Gloria Gatti
Leggi i suoi articoliQualche settimana fa ho scritto sulla mia pagina Facebook poche righe sul processo Depp vs Heard (la star hollywoodiana Johnny Depp contro l’ex moglie, l’attrice Amber Heard, Ndr), conclusa il primo giugno.
Il post iniziava così: «C’è chi colleziona francobolli o scatole di fiammiferi, tu collezioni rancori», diceva Miriam, la terza moglie, a Barney nel celebre romanzo di Mordecai Richler (La versione di Barney, 1997) e finiva così: «L’unica chicca degna di nota è che per pagare le spese legali (del divorzio, Ndr) il pirata dei Caraibi ha dovuto vendere all’asta la sua collezione di Basquiat».
Nel mezzo del post c’era una breve sintesi di variegate miserie umane raccontate in mondovisione dai due attori in una telenovela «pulp», travestita da processo che, non solo qui, è irrilevante.
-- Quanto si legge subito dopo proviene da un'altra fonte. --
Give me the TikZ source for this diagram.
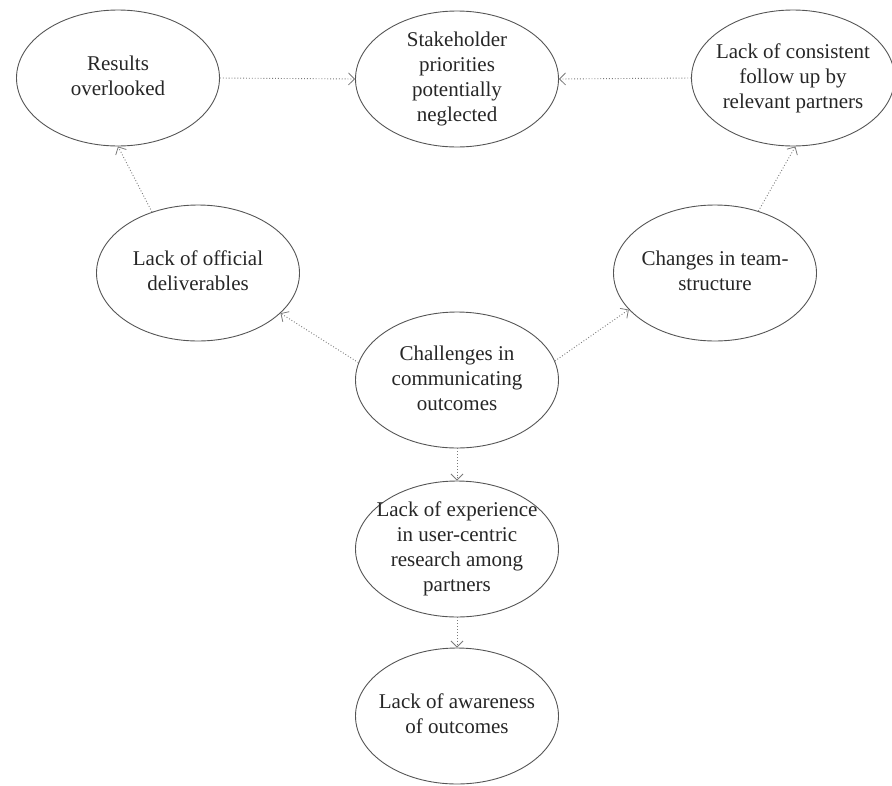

Nella campagna marketing orchestrata per l’asta di «Post-War and Contemporary Evening and Day Auctions» tenutasi a Londra il 29 e 30 Giugno 2016 dove sono state vendute 8 opere (dipinti e disegni) di Basquiat della collezione di Depp, l’attore, invece, era stato descritto da Christie’s come un «collezionista illuminato nella comprensione e nell’impegno delle icone della pittura del XX secolo».
Alla sbarra del processo per diffamazione intentato contro la ex moglie in un Tribunale della Virginia, è stato impossibile ritrovare, in quella replica minore dell’eroe di Mordecai Richler, il collezionista illuminato venduto da Christie’s insieme ai suoi Basquiat.
Qualche giorno dopo la fine del processo, però, la stampa americana ha riportato la notizia che l’Art Crime Team dell’Fbi il 24 giugno aveva sequestrato all’Orlando Museum of Art 25 opere Basquiat esposte alla mostra «Heroes & Monsters: Jean-Michel Basquiat», che è stata chiusa anticipatamente per ordine di giustizia.
L’evidenza più forte a sostegno della falsità è che una delle opere era stata dipinta su un cartone su cui era stampato un logo della società FedEx disegnato da un grafico nel 1994, 12 anni dopo la morte di Basquiat.
Una storia che ricorda tanto quella dell’«Orchidea Bianca» di Mimmo Rotella in cui il Tribunale di Milano, con una sentenza del 14 luglio 2012 aveva accertato che il décollage era stato retrodato perché aveva come base un cartellone in cui si leggeva le parole «sito» e «ht» (https://, Ndr), riconducibili a internet, tecnologia di epoca evidentemente successiva agli anni ’60.
Mi è parsa una coincidenza bizzarra, però, che tra i proprietari delle opere esposte in mostra e sequestrate, il «New York Times» indicasse l’avvocato Pierce O’Donnell, il divorzista che curiosamente nel 2016 aveva rappresentato proprio Amber Heard nel processo per divorzio contro Johnny Depp. E chissà che quel dipinto non provenga proprio dalla collezione dei «rancori» del pirata dei Caraibi.